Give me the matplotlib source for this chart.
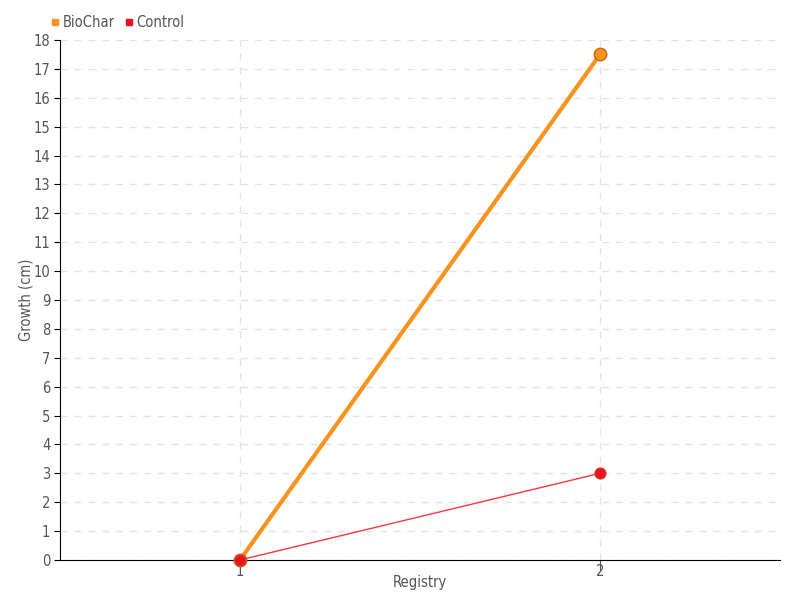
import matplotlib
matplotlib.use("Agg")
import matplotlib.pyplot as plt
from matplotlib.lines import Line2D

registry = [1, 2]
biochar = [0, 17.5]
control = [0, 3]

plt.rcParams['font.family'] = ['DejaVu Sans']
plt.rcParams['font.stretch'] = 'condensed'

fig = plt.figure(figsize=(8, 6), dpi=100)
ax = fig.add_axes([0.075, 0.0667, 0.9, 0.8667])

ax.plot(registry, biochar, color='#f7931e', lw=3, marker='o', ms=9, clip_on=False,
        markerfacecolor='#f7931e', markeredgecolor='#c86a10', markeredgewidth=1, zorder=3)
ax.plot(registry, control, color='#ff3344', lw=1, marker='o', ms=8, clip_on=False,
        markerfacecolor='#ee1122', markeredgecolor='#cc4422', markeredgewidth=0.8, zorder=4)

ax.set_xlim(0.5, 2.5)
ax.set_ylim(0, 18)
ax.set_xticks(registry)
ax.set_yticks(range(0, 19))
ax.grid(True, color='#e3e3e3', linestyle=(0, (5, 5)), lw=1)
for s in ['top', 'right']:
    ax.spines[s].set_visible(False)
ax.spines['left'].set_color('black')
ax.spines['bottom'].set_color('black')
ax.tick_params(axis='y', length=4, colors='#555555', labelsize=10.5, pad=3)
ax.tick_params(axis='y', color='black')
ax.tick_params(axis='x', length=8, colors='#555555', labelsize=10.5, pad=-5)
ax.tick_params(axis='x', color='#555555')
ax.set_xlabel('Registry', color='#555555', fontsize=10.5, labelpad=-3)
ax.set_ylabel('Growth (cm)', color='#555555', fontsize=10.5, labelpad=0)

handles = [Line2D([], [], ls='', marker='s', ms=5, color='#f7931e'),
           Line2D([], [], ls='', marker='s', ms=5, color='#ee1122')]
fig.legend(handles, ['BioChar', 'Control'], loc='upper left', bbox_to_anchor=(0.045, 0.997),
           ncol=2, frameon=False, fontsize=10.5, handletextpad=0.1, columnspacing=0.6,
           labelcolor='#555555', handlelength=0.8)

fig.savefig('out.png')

———

What is expected
Set the listing down in full and exactly. Pictures within it should not appear in the copy.

Task answer
Give me the matplotlib source for this chart.
import matplotlib
matplotlib.use("Agg")
import matplotlib.pyplot as plt
from matplotlib.lines import Line2D

registry = [1, 2]
biochar = [0, 17.5]
control = [0, 3]

plt.rcParams['font.family'] = ['DejaVu Sans']
plt.rcParams['font.stretch'] = 'condensed'

fig = plt.figure(figsize=(8, 6), dpi=100)
ax = fig.add_axes([0.075, 0.0667, 0.9, 0.8667])

ax.plot(registry, biochar, color='#f7931e', lw=3, marker='o', ms=9, clip_on=False,
        markerfacecolor='#f7931e', markeredgecolor='#c86a10', markeredgewidth=1, zorder=3)
ax.plot(registry, control, color='#ff3344', lw=1, marker='o', ms=8, clip_on=False,
        markerfacecolor='#ee1122', markeredgecolor='#cc4422', markeredgewidth=0.8, zorder=4)

ax.set_xlim(0.5, 2.5)
ax.set_ylim(0, 18)
ax.set_xticks(registry)
ax.set_yticks(range(0, 19))
ax.grid(True, color='#e3e3e3', linestyle=(0, (5, 5)), lw=1)
for s in ['top', 'right']:
    ax.spines[s].set_visible(False)
ax.spines['left'].set_color('black')
ax.spines['bottom'].set_color('black')
ax.tick_params(axis='y', length=4, colors='#555555', labelsize=10.5, pad=3)
ax.tick_params(axis='y', color='black')
ax.tick_params(axis='x', length=8, colors='#555555', labelsize=10.5, pad=-5)
ax.tick_params(axis='x', color='#555555')
ax.set_xlabel('Registry', color='#555555', fontsize=10.5, labelpad=-3)
ax.set_ylabel('Growth (cm)', color='#555555', fontsize=10.5, labelpad=0)

handles = [Line2D([], [], ls='', marker='s', ms=5, color='#f7931e'),
           Line2D([], [], ls='', marker='s', ms=5, color='#ee1122')]
fig.legend(handles, ['BioChar', 'Control'], loc='upper left', bbox_to_anchor=(0.045, 0.997),
           ncol=2, frameon=False, fontsize=10.5, handletextpad=0.1, columnspacing=0.6,
           labelcolor='#555555', handlelength=0.8)

fig.savefig('out.png')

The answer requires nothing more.